## Given request
Take the listing from its first line through the line that contains "const zeroEllipticity = [0, 0];" and please retype those lines exactly, leaving out the pictures.

::: Raw data

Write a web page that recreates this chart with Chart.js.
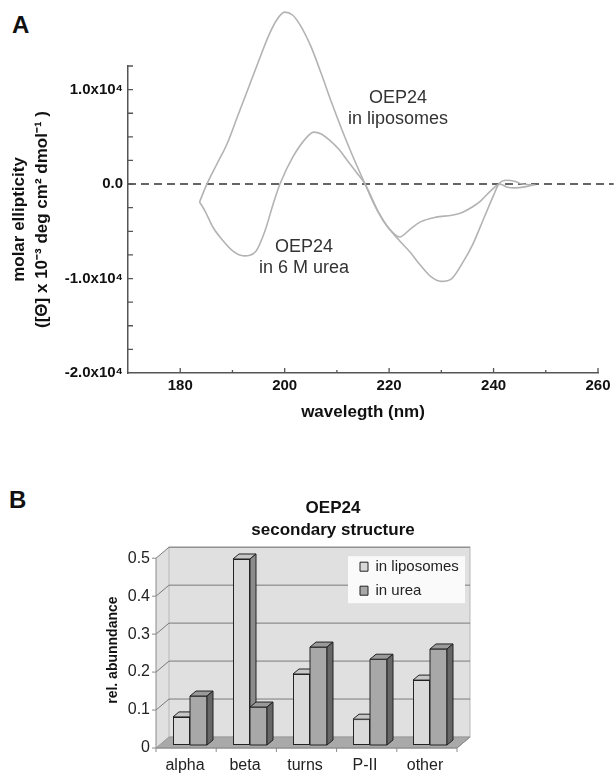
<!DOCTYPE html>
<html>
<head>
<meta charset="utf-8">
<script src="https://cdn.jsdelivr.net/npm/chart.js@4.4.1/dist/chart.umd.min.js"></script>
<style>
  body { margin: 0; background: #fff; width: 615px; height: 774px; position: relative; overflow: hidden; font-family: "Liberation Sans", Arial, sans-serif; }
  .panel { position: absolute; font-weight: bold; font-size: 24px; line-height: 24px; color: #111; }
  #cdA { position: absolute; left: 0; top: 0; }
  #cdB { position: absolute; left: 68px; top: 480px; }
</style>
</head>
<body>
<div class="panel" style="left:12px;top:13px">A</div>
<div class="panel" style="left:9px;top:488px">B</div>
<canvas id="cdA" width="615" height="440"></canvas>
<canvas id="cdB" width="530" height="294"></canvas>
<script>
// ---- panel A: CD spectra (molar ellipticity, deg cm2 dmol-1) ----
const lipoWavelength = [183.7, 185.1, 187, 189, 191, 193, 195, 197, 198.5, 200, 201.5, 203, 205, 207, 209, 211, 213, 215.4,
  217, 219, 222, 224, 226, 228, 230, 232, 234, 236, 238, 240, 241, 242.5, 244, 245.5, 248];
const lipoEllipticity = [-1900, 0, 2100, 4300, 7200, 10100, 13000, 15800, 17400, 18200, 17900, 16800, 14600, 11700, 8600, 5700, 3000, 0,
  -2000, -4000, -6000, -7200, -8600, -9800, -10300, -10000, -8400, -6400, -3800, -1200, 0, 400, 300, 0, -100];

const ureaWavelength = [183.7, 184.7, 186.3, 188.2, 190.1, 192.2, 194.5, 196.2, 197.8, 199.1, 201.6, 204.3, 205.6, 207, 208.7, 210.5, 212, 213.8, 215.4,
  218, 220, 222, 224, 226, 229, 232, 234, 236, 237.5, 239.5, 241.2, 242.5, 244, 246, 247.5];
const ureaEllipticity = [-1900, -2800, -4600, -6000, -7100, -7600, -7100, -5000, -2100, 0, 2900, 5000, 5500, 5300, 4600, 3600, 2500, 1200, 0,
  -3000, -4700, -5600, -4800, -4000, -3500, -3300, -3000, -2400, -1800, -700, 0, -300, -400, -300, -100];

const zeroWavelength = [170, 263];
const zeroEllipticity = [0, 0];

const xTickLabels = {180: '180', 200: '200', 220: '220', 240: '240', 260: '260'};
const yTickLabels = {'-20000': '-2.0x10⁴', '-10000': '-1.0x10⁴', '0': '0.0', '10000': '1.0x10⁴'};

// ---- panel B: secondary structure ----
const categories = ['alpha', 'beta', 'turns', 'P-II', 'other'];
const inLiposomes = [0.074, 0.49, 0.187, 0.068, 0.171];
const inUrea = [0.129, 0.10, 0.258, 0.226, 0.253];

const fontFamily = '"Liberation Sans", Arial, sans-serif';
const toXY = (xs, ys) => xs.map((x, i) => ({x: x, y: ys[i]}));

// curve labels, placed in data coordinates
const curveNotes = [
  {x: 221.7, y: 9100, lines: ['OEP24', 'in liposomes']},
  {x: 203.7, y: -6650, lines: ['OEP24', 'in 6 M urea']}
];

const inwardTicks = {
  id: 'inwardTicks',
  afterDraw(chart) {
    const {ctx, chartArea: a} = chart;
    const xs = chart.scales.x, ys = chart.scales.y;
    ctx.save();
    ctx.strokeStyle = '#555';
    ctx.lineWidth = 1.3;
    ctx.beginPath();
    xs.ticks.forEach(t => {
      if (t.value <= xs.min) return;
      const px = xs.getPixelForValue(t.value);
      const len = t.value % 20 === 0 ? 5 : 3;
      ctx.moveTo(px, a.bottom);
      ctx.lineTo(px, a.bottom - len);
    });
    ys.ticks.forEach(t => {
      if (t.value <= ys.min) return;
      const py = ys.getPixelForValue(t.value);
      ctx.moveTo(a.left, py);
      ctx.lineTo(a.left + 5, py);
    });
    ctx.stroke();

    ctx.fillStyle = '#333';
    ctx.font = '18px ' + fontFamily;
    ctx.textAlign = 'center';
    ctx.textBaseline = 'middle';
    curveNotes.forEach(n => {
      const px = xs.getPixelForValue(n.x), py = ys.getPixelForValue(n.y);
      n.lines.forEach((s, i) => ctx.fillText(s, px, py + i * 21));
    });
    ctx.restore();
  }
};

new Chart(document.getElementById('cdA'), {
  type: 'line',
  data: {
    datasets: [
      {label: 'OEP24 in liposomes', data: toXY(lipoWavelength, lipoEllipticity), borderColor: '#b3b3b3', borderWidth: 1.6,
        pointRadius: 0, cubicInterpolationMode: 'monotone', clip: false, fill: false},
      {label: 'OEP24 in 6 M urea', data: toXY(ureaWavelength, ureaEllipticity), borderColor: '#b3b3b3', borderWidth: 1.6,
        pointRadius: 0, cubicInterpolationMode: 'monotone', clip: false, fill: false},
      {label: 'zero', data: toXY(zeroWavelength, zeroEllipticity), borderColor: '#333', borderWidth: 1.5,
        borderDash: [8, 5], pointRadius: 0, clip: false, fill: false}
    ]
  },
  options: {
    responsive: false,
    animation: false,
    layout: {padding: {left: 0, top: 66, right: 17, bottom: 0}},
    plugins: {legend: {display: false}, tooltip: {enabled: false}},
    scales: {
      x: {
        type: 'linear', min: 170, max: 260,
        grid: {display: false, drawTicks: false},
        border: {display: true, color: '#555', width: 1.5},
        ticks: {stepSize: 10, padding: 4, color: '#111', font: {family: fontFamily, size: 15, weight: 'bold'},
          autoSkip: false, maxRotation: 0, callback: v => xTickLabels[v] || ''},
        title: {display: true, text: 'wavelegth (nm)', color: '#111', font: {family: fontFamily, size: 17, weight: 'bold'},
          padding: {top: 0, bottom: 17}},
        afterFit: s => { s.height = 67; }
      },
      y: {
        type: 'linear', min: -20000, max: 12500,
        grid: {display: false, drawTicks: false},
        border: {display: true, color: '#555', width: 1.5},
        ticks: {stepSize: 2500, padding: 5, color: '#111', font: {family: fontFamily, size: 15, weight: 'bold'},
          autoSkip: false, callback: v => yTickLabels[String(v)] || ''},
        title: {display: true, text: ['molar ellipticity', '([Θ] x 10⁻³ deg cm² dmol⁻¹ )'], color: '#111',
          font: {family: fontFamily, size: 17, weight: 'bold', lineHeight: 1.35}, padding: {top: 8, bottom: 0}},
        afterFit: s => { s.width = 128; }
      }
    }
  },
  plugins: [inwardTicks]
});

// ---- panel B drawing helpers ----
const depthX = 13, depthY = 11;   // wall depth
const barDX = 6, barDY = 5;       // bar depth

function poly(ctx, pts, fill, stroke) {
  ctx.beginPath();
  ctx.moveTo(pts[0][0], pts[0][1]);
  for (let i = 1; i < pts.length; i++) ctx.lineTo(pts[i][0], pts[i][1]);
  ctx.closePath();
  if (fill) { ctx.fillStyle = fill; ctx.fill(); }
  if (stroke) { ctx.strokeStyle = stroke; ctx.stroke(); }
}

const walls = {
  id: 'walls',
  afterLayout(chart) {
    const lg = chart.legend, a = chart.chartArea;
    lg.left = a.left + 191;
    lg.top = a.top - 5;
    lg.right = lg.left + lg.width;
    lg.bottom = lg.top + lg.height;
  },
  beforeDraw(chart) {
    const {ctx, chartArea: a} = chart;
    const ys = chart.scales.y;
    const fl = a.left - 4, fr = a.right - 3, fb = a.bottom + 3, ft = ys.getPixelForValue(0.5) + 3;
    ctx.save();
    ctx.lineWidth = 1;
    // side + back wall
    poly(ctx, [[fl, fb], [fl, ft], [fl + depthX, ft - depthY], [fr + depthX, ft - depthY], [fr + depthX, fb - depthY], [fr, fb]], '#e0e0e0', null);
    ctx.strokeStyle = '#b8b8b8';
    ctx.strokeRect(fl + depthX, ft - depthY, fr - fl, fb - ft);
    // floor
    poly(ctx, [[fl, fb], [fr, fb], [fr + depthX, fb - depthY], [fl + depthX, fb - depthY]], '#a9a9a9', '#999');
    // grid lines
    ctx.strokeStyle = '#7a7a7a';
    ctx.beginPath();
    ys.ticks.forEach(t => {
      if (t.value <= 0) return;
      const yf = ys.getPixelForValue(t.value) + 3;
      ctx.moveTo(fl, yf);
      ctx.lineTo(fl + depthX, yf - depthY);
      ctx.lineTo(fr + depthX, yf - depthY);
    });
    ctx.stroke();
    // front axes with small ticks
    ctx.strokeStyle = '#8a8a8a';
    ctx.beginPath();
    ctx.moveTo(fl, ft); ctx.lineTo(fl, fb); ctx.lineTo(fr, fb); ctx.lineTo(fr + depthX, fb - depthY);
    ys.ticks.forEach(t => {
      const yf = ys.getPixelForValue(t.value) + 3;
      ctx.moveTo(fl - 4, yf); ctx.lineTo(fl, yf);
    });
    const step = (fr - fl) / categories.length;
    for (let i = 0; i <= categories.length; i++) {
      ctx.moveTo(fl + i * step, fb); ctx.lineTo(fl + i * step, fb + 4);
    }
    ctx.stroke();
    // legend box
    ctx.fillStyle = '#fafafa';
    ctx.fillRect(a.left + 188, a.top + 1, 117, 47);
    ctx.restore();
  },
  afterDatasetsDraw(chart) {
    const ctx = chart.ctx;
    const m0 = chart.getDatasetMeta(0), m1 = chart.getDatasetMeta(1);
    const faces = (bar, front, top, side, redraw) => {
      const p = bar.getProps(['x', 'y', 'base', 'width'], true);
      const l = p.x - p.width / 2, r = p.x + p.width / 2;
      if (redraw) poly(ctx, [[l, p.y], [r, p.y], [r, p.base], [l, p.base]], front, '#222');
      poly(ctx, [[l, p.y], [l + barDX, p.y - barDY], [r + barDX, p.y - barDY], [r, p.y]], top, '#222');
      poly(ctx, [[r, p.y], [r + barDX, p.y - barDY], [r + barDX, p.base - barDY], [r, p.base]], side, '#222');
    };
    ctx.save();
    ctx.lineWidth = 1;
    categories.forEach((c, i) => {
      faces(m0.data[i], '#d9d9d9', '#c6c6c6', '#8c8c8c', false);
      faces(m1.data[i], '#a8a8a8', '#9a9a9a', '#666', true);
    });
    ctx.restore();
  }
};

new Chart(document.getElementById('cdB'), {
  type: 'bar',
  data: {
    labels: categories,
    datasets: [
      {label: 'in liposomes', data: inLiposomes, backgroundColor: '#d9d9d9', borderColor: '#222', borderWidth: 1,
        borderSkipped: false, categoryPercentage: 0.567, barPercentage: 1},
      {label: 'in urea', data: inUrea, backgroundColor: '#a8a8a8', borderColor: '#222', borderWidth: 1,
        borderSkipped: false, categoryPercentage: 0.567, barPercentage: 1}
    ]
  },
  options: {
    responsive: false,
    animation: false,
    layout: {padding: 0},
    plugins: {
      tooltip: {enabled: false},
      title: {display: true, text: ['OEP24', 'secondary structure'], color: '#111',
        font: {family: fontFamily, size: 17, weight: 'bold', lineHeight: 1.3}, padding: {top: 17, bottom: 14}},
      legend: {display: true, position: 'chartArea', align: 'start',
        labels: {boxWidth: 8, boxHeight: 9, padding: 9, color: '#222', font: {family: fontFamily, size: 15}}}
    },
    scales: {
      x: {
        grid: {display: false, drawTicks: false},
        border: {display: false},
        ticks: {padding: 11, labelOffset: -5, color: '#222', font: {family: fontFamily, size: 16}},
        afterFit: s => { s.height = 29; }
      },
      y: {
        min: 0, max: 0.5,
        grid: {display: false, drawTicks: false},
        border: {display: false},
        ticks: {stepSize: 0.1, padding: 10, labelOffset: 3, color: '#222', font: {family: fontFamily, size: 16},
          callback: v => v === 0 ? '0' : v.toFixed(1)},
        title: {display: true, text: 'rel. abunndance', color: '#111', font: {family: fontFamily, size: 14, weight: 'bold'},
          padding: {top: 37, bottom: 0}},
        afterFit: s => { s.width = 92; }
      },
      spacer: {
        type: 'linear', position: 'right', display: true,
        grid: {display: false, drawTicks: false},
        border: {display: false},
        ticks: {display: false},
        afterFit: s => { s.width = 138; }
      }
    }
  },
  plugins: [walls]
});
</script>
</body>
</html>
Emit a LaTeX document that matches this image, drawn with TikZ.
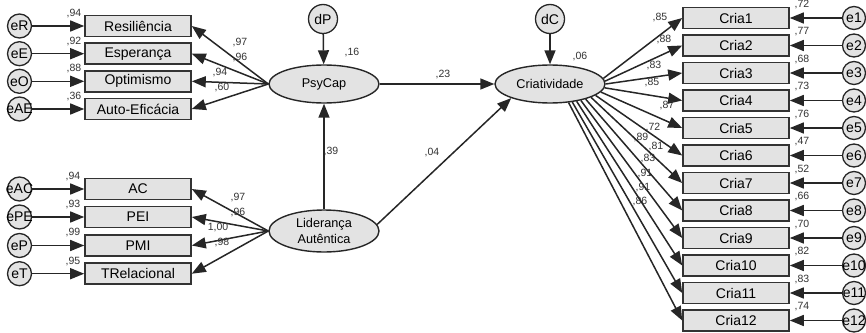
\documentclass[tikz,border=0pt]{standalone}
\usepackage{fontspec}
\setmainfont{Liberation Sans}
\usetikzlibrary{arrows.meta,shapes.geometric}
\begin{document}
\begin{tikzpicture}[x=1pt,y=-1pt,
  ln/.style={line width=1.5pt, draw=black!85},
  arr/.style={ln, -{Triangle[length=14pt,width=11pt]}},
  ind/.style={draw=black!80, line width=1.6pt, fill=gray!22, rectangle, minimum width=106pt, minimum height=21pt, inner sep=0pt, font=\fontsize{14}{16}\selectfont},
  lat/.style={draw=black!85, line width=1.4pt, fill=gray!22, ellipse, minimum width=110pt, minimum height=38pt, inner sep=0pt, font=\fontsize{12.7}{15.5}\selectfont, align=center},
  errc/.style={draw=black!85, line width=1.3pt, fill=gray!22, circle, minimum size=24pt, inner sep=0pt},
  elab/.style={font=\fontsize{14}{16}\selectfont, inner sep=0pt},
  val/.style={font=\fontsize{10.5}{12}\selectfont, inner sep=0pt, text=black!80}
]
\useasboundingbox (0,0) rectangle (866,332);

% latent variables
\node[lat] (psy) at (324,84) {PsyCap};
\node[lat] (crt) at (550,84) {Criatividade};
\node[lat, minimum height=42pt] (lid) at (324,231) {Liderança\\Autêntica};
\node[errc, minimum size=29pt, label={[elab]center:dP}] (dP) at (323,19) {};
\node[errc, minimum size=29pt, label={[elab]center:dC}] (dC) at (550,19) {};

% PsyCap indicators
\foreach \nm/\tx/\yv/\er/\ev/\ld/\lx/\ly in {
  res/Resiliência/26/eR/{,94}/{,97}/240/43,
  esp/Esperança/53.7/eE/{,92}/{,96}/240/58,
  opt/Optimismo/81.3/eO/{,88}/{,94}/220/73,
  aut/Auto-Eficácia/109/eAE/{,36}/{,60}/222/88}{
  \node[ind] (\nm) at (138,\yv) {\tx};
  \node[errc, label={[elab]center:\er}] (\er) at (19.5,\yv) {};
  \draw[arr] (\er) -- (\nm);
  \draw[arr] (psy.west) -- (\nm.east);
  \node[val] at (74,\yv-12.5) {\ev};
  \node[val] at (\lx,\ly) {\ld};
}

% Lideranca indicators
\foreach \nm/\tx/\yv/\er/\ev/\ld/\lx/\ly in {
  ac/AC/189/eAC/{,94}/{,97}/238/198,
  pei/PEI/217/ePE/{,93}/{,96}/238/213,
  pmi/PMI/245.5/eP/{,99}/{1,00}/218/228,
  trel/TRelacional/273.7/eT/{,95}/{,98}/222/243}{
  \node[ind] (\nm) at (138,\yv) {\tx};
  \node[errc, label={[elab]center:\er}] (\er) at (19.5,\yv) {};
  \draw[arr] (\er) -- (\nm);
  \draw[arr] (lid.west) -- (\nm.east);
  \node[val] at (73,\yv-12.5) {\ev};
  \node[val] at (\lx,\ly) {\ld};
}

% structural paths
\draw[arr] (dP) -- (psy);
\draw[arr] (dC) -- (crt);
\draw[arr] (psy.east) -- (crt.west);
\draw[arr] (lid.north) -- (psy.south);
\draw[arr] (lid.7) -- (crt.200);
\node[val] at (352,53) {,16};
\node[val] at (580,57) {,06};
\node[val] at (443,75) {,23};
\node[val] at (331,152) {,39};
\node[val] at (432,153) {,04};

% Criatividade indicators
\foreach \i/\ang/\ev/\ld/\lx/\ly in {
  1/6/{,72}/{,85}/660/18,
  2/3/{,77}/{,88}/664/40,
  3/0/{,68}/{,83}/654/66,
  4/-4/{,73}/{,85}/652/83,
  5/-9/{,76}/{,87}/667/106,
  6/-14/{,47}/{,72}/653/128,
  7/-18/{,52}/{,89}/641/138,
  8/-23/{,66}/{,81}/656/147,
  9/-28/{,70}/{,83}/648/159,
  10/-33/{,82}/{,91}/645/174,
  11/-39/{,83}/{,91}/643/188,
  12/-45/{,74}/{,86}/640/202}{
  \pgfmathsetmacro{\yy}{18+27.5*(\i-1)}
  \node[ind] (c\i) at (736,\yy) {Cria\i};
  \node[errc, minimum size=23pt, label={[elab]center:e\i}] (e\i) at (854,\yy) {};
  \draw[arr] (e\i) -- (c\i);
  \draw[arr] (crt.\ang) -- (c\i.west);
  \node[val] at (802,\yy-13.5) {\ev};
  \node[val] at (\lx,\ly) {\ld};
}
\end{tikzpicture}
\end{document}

::::::

## Result
Write a web page that recreates this chart with Chart.js.
<!DOCTYPE html>
<html>
<head>
<meta charset="utf-8">
<script src="https://cdn.jsdelivr.net/npm/chart.js@4.4.1/dist/chart.umd.min.js"></script>
<style>
  body { margin: 0; background: #fff; width: 615px; height: 774px; position: relative; overflow: hidden; font-family: "Liberation Sans", Arial, sans-serif; }
  .panel { position: absolute; font-weight: bold; font-size: 24px; line-height: 24px; color: #111; }
  #cdA { position: absolute; left: 0; top: 0; }
  #cdB { position: absolute; left: 68px; top: 480px; }
</style>
</head>
<body>
<div class="panel" style="left:12px;top:13px">A</div>
<div class="panel" style="left:9px;top:488px">B</div>
<canvas id="cdA" width="615" height="440"></canvas>
<canvas id="cdB" width="530" height="294"></canvas>
<script>
// ---- panel A: CD spectra (molar ellipticity, deg cm2 dmol-1) ----
const lipoWavelength = [183.7, 185.1, 187, 189, 191, 193, 195, 197, 198.5, 200, 201.5, 203, 205, 207, 209, 211, 213, 215.4,
  217, 219, 222, 224, 226, 228, 230, 232, 234, 236, 238, 240, 241, 242.5, 244, 245.5, 248];
const lipoEllipticity = [-1900, 0, 2100, 4300, 7200, 10100, 13000, 15800, 17400, 18200, 17900, 16800, 14600, 11700, 8600, 5700, 3000, 0,
  -2000, -4000, -6000, -7200, -8600, -9800, -10300, -10000, -8400, -6400, -3800, -1200, 0, 400, 300, 0, -100];

const ureaWavelength = [183.7, 184.7, 186.3, 188.2, 190.1, 192.2, 194.5, 196.2, 197.8, 199.1, 201.6, 204.3, 205.6, 207, 208.7, 210.5, 212, 213.8, 215.4,
  218, 220, 222, 224, 226, 229, 232, 234, 236, 237.5, 239.5, 241.2, 242.5, 244, 246, 247.5];
const ureaEllipticity = [-1900, -2800, -4600, -6000, -7100, -7600, -7100, -5000, -2100, 0, 2900, 5000, 5500, 5300, 4600, 3600, 2500, 1200, 0,
  -3000, -4700, -5600, -4800, -4000, -3500, -3300, -3000, -2400, -1800, -700, 0, -300, -400, -300, -100];

const zeroWavelength = [170, 263];
const zeroEllipticity = [0, 0];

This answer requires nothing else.